_What the task asks:_ The material below holds pictures; leave them out and reproduce exactly the lines from the one with "Generate a Python" through the one with "from matplotlib.colors import to_rgb", inclusive.

_Entries:_
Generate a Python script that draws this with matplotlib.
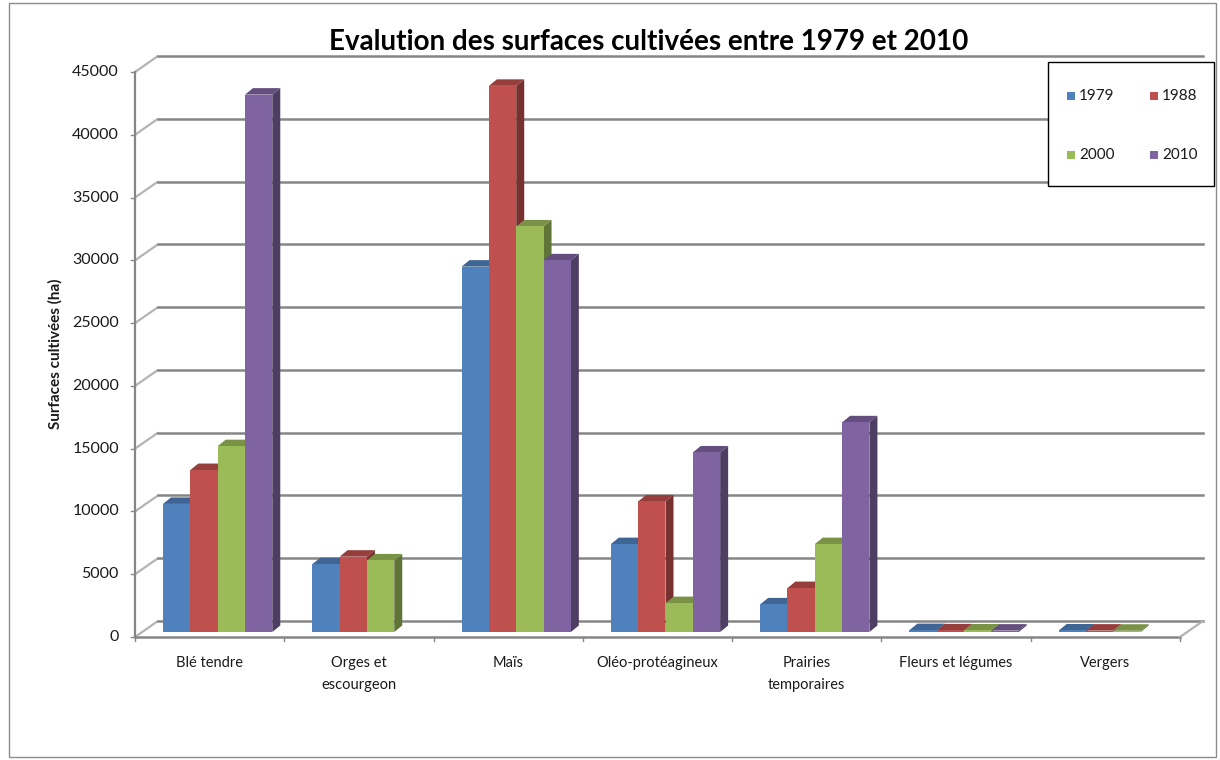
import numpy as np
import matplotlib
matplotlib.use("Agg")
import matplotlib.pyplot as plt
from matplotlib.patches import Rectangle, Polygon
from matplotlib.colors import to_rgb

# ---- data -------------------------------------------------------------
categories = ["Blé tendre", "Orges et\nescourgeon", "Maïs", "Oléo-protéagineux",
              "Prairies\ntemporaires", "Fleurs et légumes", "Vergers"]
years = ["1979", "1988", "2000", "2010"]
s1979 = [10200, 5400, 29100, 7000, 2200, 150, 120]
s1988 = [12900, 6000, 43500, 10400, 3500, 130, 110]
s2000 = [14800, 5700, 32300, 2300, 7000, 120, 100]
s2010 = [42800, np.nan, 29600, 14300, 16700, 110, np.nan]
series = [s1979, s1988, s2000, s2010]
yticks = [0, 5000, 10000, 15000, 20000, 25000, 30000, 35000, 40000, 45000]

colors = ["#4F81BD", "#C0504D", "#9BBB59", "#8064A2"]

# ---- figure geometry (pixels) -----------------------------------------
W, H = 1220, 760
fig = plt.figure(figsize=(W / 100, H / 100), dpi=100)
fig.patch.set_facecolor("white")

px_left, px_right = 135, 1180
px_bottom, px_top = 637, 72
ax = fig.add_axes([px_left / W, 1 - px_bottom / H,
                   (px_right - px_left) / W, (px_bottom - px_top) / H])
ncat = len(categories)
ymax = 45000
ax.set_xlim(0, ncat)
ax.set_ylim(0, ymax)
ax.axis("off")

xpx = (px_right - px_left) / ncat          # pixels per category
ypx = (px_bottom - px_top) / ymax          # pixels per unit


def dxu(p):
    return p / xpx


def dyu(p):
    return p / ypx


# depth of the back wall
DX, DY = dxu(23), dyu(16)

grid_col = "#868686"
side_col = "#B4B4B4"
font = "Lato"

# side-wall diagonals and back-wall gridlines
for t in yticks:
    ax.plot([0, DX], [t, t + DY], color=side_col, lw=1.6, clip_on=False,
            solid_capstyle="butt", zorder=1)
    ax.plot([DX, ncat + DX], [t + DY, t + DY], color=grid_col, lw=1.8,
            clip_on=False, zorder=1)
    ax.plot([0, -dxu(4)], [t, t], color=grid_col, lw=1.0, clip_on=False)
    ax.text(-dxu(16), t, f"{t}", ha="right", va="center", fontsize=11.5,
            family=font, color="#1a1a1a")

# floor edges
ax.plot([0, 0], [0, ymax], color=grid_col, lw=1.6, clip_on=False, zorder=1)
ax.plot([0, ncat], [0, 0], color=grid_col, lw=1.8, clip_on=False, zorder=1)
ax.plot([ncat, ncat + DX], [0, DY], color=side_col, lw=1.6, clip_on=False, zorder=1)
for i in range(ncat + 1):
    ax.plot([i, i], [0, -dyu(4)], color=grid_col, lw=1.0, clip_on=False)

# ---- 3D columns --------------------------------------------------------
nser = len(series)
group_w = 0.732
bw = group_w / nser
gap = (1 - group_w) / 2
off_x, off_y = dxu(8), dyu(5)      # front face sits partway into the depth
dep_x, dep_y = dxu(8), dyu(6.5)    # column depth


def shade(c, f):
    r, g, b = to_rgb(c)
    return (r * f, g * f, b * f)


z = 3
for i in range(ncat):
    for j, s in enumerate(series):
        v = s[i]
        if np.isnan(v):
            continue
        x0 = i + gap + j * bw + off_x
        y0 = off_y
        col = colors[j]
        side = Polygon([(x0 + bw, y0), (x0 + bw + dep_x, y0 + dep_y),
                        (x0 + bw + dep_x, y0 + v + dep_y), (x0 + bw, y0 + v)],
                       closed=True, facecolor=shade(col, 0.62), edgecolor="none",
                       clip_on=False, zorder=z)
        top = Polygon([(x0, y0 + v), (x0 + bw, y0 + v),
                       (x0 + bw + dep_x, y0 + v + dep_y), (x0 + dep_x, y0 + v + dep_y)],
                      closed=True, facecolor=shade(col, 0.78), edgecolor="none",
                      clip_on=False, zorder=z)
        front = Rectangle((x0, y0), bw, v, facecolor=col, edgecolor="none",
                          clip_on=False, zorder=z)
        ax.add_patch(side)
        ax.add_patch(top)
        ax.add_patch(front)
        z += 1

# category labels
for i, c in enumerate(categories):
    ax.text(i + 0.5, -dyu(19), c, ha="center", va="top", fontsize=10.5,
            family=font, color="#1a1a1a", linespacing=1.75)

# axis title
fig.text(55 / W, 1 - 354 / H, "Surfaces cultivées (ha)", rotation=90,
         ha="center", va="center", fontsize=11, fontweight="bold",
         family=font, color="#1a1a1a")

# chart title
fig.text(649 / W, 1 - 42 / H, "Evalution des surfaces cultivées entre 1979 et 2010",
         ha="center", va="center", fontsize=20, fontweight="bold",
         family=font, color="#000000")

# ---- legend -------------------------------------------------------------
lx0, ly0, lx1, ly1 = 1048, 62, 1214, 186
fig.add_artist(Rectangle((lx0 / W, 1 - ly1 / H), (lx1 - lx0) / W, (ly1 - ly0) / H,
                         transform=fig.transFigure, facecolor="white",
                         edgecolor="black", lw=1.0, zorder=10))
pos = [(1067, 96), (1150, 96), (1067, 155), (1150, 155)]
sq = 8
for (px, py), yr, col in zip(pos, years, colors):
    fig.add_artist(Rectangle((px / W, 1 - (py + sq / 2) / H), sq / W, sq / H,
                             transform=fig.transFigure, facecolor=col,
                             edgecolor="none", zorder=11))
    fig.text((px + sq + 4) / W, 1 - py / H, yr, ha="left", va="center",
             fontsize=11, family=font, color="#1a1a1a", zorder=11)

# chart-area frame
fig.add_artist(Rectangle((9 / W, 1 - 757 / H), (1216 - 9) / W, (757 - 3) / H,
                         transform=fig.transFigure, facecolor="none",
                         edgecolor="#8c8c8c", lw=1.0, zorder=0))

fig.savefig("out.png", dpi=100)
--
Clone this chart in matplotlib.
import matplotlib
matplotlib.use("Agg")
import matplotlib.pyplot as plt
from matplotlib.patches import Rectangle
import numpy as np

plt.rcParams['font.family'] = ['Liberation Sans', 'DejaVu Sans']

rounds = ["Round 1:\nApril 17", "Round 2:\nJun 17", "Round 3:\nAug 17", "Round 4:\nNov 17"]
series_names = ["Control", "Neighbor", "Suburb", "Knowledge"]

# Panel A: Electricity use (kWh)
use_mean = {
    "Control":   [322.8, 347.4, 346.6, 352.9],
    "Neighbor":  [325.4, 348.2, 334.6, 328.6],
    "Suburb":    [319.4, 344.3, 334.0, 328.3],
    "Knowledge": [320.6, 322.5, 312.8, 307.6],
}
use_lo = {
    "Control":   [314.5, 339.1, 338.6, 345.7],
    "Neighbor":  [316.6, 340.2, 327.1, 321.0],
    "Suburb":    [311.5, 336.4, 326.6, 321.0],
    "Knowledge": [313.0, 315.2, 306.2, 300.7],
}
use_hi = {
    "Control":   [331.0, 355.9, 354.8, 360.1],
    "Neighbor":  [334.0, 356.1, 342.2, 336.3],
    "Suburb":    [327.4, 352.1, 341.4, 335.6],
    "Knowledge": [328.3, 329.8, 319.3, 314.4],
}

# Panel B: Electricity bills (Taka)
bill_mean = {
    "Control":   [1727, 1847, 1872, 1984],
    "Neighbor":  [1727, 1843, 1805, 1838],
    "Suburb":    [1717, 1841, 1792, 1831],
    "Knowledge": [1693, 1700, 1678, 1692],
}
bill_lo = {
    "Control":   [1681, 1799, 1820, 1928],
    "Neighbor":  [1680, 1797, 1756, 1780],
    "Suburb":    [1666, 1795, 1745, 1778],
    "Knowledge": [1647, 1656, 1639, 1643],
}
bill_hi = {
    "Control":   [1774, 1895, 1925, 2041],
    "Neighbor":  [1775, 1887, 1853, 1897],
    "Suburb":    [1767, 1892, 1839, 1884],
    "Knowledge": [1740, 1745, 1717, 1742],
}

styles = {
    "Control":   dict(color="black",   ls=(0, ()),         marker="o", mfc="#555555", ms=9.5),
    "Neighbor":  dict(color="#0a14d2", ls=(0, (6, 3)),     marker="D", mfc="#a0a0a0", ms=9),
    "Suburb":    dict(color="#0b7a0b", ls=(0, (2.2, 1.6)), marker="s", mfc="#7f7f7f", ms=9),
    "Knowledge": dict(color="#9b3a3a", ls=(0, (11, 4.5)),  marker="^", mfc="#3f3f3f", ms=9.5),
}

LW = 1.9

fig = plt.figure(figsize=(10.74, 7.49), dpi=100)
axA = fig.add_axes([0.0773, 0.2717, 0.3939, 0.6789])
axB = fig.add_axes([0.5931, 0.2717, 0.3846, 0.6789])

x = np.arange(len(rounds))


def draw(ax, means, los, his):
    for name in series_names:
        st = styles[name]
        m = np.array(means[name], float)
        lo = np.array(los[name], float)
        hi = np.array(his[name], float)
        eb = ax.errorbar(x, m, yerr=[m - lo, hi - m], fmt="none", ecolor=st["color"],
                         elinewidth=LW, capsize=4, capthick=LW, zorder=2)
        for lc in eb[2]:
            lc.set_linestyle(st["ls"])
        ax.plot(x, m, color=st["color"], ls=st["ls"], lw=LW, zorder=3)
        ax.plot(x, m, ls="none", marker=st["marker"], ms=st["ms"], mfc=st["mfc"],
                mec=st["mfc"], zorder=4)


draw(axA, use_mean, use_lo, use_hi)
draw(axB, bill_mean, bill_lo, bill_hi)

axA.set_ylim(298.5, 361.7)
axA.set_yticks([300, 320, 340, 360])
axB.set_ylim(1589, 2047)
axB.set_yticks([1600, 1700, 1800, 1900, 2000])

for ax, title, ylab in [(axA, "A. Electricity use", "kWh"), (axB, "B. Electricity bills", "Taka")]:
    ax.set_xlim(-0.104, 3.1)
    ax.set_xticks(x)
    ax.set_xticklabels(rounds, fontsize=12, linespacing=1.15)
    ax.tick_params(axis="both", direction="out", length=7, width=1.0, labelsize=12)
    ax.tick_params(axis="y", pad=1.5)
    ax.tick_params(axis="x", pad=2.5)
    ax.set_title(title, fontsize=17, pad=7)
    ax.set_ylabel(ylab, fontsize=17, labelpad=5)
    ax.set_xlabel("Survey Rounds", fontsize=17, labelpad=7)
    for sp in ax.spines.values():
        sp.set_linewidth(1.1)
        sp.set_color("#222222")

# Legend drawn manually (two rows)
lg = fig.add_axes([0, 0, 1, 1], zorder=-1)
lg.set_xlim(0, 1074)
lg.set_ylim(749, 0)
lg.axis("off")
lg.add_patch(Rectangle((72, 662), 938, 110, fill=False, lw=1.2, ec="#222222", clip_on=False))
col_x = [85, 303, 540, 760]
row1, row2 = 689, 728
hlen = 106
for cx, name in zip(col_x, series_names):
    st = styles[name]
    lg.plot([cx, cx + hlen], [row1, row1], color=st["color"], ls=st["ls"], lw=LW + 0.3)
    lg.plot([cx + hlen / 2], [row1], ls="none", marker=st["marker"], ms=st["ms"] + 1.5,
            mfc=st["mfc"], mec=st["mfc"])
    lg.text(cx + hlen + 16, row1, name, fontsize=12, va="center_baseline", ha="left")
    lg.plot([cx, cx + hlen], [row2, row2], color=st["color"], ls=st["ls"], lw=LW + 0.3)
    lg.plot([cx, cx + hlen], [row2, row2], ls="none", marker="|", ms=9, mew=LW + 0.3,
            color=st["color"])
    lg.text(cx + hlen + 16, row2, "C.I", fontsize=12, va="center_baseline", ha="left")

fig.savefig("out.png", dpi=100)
...
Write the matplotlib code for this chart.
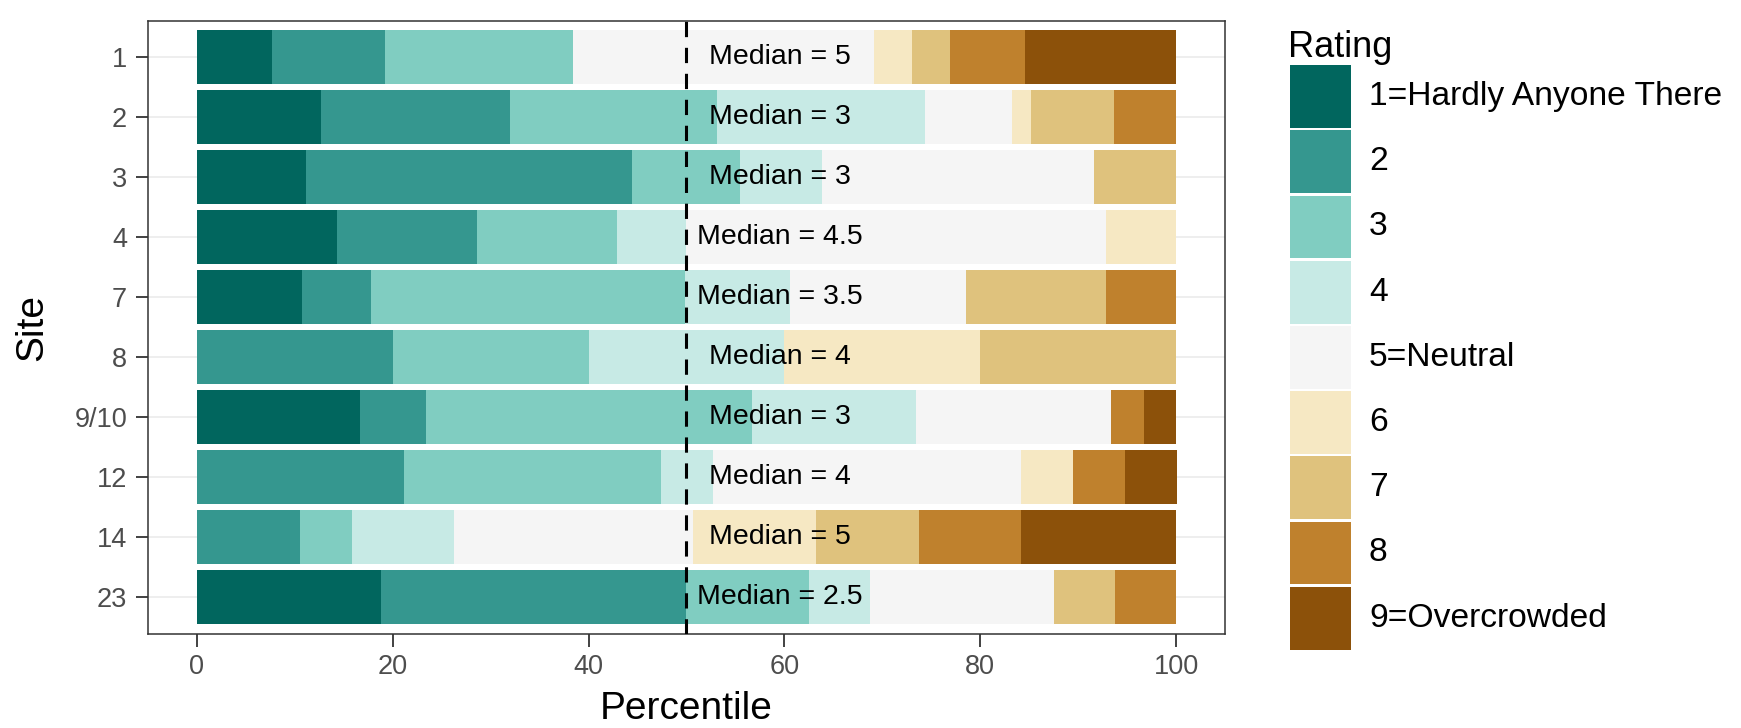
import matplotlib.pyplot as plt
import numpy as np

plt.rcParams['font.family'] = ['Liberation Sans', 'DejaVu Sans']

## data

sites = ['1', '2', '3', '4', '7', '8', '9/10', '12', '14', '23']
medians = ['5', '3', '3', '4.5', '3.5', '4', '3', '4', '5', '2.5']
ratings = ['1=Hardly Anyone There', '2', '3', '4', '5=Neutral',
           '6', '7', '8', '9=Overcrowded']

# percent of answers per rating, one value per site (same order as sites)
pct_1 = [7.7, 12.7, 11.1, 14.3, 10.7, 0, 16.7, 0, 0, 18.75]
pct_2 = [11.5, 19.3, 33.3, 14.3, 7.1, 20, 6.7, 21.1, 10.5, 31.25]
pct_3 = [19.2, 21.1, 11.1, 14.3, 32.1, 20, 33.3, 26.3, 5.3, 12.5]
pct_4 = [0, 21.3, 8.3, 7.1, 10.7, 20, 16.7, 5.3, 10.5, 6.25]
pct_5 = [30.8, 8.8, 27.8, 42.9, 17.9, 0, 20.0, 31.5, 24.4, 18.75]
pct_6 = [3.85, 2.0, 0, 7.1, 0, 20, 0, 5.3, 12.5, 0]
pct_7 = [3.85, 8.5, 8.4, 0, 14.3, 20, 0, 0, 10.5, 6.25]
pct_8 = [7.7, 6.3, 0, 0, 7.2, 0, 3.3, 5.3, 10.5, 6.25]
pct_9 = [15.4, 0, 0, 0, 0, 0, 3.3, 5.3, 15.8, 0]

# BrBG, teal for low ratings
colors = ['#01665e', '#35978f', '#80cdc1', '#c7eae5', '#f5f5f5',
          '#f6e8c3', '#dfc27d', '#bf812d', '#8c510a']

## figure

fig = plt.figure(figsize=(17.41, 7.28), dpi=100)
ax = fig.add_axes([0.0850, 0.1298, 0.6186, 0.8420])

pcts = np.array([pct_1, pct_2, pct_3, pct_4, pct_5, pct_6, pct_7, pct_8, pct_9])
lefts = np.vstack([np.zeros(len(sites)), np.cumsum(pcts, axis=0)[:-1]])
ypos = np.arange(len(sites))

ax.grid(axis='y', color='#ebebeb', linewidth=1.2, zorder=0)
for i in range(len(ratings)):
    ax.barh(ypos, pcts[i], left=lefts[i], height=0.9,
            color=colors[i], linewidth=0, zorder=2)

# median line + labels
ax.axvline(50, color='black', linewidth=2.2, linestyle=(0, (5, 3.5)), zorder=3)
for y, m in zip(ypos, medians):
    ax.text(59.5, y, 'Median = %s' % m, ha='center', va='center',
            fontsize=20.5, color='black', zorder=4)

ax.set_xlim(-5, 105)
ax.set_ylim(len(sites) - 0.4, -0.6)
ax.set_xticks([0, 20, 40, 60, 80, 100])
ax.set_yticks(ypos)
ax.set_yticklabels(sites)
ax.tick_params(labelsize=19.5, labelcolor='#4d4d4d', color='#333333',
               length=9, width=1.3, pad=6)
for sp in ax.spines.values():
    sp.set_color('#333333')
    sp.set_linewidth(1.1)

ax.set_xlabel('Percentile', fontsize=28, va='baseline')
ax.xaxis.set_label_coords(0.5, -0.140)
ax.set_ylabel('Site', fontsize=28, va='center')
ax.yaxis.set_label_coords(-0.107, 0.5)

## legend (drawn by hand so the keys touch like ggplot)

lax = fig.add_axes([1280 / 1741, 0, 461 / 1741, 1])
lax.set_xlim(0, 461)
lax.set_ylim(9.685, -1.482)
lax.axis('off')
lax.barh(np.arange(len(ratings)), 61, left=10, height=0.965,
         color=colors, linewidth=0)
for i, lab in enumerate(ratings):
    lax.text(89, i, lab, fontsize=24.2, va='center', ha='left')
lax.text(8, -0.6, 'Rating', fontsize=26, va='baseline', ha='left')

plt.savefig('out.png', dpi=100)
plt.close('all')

_Reply:_
Generate a Python script that draws this with matplotlib.
import numpy as np
import matplotlib
matplotlib.use("Agg")
import matplotlib.pyplot as plt
from matplotlib.patches import Rectangle, Polygon
from matplotlib.colors import to_rgb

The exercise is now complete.